▶ PROMPT
Without the pictures, write out all the lines below exactly as they appear.

▶ RECORDED INFORMATION
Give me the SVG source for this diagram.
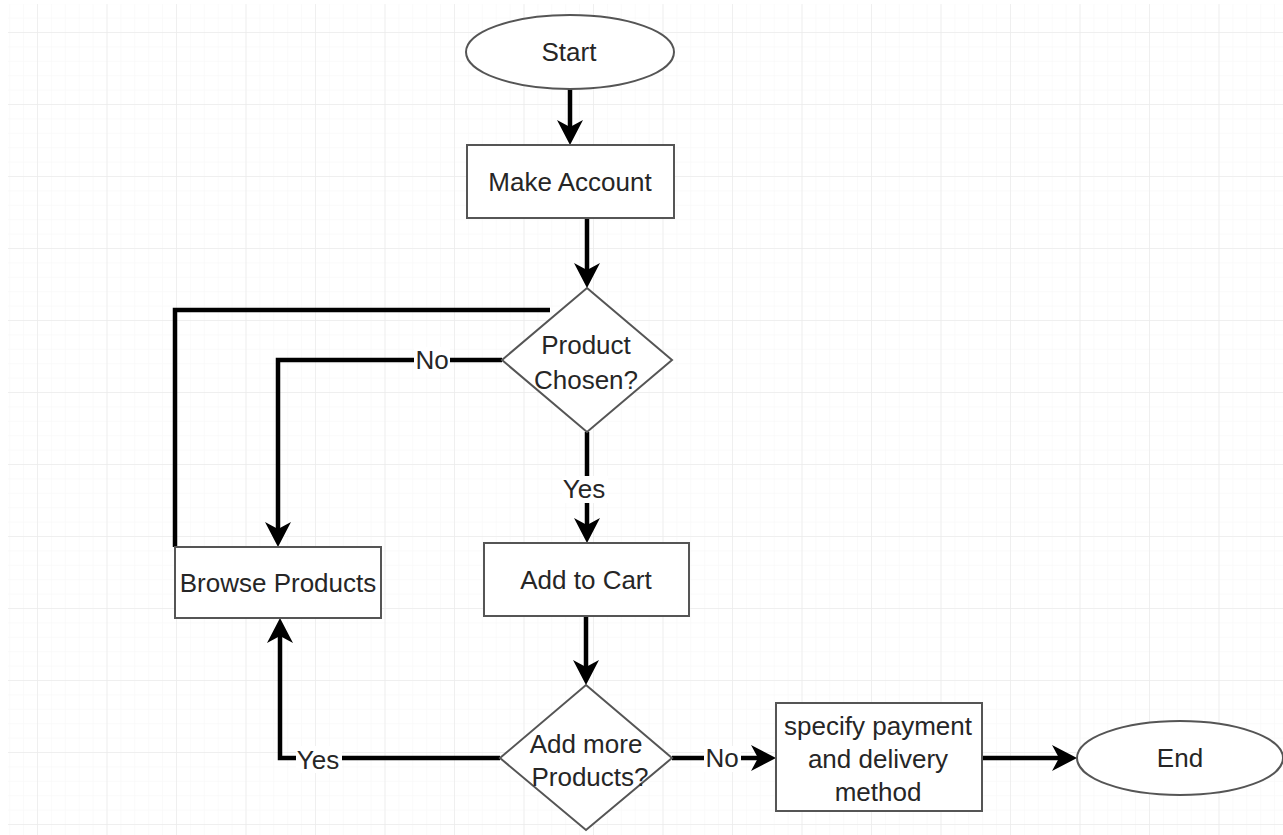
<svg xmlns="http://www.w3.org/2000/svg" width="1283" height="835" viewBox="0 0 1283 835">
<defs>
<pattern id="minor" x="37" y="32" width="13.9" height="14.4" patternUnits="userSpaceOnUse">
<path d="M0,0 H13.9 M0,0 V14.4" fill="none" stroke="#f6f6f6" stroke-width="1"/>
</pattern>
<pattern id="major" x="37" y="32" width="69.5" height="72" patternUnits="userSpaceOnUse">
<path d="M0,0 H69.5 M0,0 V72" fill="none" stroke="#ebebeb" stroke-width="1.5"/>
</pattern>
<marker id="arr" markerUnits="userSpaceOnUse" markerWidth="28" markerHeight="28" refX="19" refY="13" orient="auto">
<path d="M0,0 L25,13 L0,26 L7,13 z" fill="#000"/>
</marker>
<style>
.node{fill:#fff;stroke:#555;stroke-width:2}
.t{font-family:"Liberation Sans",Arial,sans-serif;font-size:26px;fill:#262626;text-anchor:middle;dominant-baseline:central}
.c{fill:none;stroke:#000;stroke-width:4.5}
.a{marker-end:url(#arr)}
.lb{fill:#fff}
</style>
</defs>
<rect width="1283" height="835" fill="#fff"/>
<rect x="8" y="4" width="1275" height="831" fill="url(#minor)"/>
<rect x="8" y="4" width="1275" height="831" fill="url(#major)"/>

<g id="connectors">
<path class="c a" d="M570,88 V139"/>
<path class="c a" d="M587,218 V282"/>
<path class="c" d="M550,310 H175 V547"/>
<path class="c a" d="M502,360 H278 V541"/>
<path class="c a" d="M587,432 V537"/>
<path class="c a" d="M586,616 V679"/>
<path class="c a" d="M500,758 H280 V624"/>
<path class="c a" d="M672,758 H770"/>
<path class="c a" d="M982,758 H1071"/>
<g id="labels">
<rect class="lb" x="414" y="347" width="36" height="26"/>
<text class="t" x="432" y="360">No</text>
<rect class="lb" x="562" y="476" width="46" height="27"/>
<text class="t" x="584" y="489">Yes</text>
<rect class="lb" x="296" y="746" width="46" height="27"/>
<text class="t" x="318" y="760">Yes</text>
<rect class="lb" x="704" y="746" width="37" height="26"/>
<text class="t" x="722" y="758">No</text>
</g>
</g>

<g id="start">
<ellipse class="node" cx="570" cy="52" rx="104" ry="37"/>
<text class="t" x="569" y="52">Start</text>
</g>
<g id="make-account">
<rect class="node" x="467" y="145" width="207" height="73"/>
<text class="t" x="570" y="182">Make Account</text>
</g>
<g id="product-chosen">
<polygon class="node" points="587,288 672,360 587,432 502,360"/>
<text class="t" x="586" y="345">Product</text>
<text class="t" x="586" y="380">Chosen?</text>
</g>
<g id="browse-products">
<rect class="node" x="175" y="547" width="206" height="71"/>
<text class="t" x="278" y="583">Browse Products</text>
</g>
<g id="add-to-cart">
<rect class="node" x="484" y="543" width="205" height="73"/>
<text class="t" x="586" y="580">Add to Cart</text>
</g>
<g id="add-more">
<polygon class="node" points="586,685 672,758 586,830 500,758"/>
<text class="t" x="586" y="744">Add more</text>
<text class="t" x="590" y="777">Products?</text>
</g>
<g id="specify-payment">
<rect class="node" x="776" y="703" width="206" height="108"/>
<text class="t" x="878" y="726">specify payment</text>
<text class="t" x="878" y="759">and delivery</text>
<text class="t" x="878" y="792">method</text>
</g>
<g id="end">
<ellipse class="node" cx="1180" cy="758" rx="103" ry="37"/>
<text class="t" x="1180" y="758">End</text>
</g>
</svg>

▶ SOLUTION FOR THIS TASK
Give me the SVG source for this diagram.
<svg xmlns="http://www.w3.org/2000/svg" width="1283" height="835" viewBox="0 0 1283 835">
<defs>
<pattern id="minor" x="37" y="32" width="13.9" height="14.4" patternUnits="userSpaceOnUse">
<path d="M0,0 H13.9 M0,0 V14.4" fill="none" stroke="#f6f6f6" stroke-width="1"/>
</pattern>
<pattern id="major" x="37" y="32" width="69.5" height="72" patternUnits="userSpaceOnUse">
<path d="M0,0 H69.5 M0,0 V72" fill="none" stroke="#ebebeb" stroke-width="1.5"/>
</pattern>
<marker id="arr" markerUnits="userSpaceOnUse" markerWidth="28" markerHeight="28" refX="19" refY="13" orient="auto">
<path d="M0,0 L25,13 L0,26 L7,13 z" fill="#000"/>
</marker>
<style>
.node{fill:#fff;stroke:#555;stroke-width:2}
.t{font-family:"Liberation Sans",Arial,sans-serif;font-size:26px;fill:#262626;text-anchor:middle;dominant-baseline:central}
.c{fill:none;stroke:#000;stroke-width:4.5}
.a{marker-end:url(#arr)}
.lb{fill:#fff}
</style>
</defs>
<rect width="1283" height="835" fill="#fff"/>
<rect x="8" y="4" width="1275" height="831" fill="url(#minor)"/>
<rect x="8" y="4" width="1275" height="831" fill="url(#major)"/>

<g id="connectors">
<path class="c a" d="M570,88 V139"/>
<path class="c a" d="M587,218 V282"/>
<path class="c" d="M550,310 H175 V547"/>
<path class="c a" d="M502,360 H278 V541"/>
<path class="c a" d="M587,432 V537"/>
<path class="c a" d="M586,616 V679"/>
<path class="c a" d="M500,758 H280 V624"/>
<path class="c a" d="M672,758 H770"/>
<path class="c a" d="M982,758 H1071"/>
<g id="labels">
<rect class="lb" x="414" y="347" width="36" height="26"/>
<text class="t" x="432" y="360">No</text>
<rect class="lb" x="562" y="476" width="46" height="27"/>
<text class="t" x="584" y="489">Yes</text>
<rect class="lb" x="296" y="746" width="46" height="27"/>
<text class="t" x="318" y="760">Yes</text>
<rect class="lb" x="704" y="746" width="37" height="26"/>
<text class="t" x="722" y="758">No</text>
</g>
</g>

<g id="start">
<ellipse class="node" cx="570" cy="52" rx="104" ry="37"/>
<text class="t" x="569" y="52">Start</text>
</g>
<g id="make-account">
<rect class="node" x="467" y="145" width="207" height="73"/>
<text class="t" x="570" y="182">Make Account</text>
</g>
<g id="product-chosen">
<polygon class="node" points="587,288 672,360 587,432 502,360"/>
<text class="t" x="586" y="345">Product</text>
<text class="t" x="586" y="380">Chosen?</text>
</g>
<g id="browse-products">
<rect class="node" x="175" y="547" width="206" height="71"/>
<text class="t" x="278" y="583">Browse Products</text>
</g>
<g id="add-to-cart">
<rect class="node" x="484" y="543" width="205" height="73"/>
<text class="t" x="586" y="580">Add to Cart</text>
</g>
<g id="add-more">
<polygon class="node" points="586,685 672,758 586,830 500,758"/>
<text class="t" x="586" y="744">Add more</text>
<text class="t" x="590" y="777">Products?</text>
</g>
<g id="specify-payment">
<rect class="node" x="776" y="703" width="206" height="108"/>
<text class="t" x="878" y="726">specify payment</text>
<text class="t" x="878" y="759">and delivery</text>
<text class="t" x="878" y="792">method</text>
</g>
<g id="end">
<ellipse class="node" cx="1180" cy="758" rx="103" ry="37"/>
<text class="t" x="1180" y="758">End</text>
</g>
</svg>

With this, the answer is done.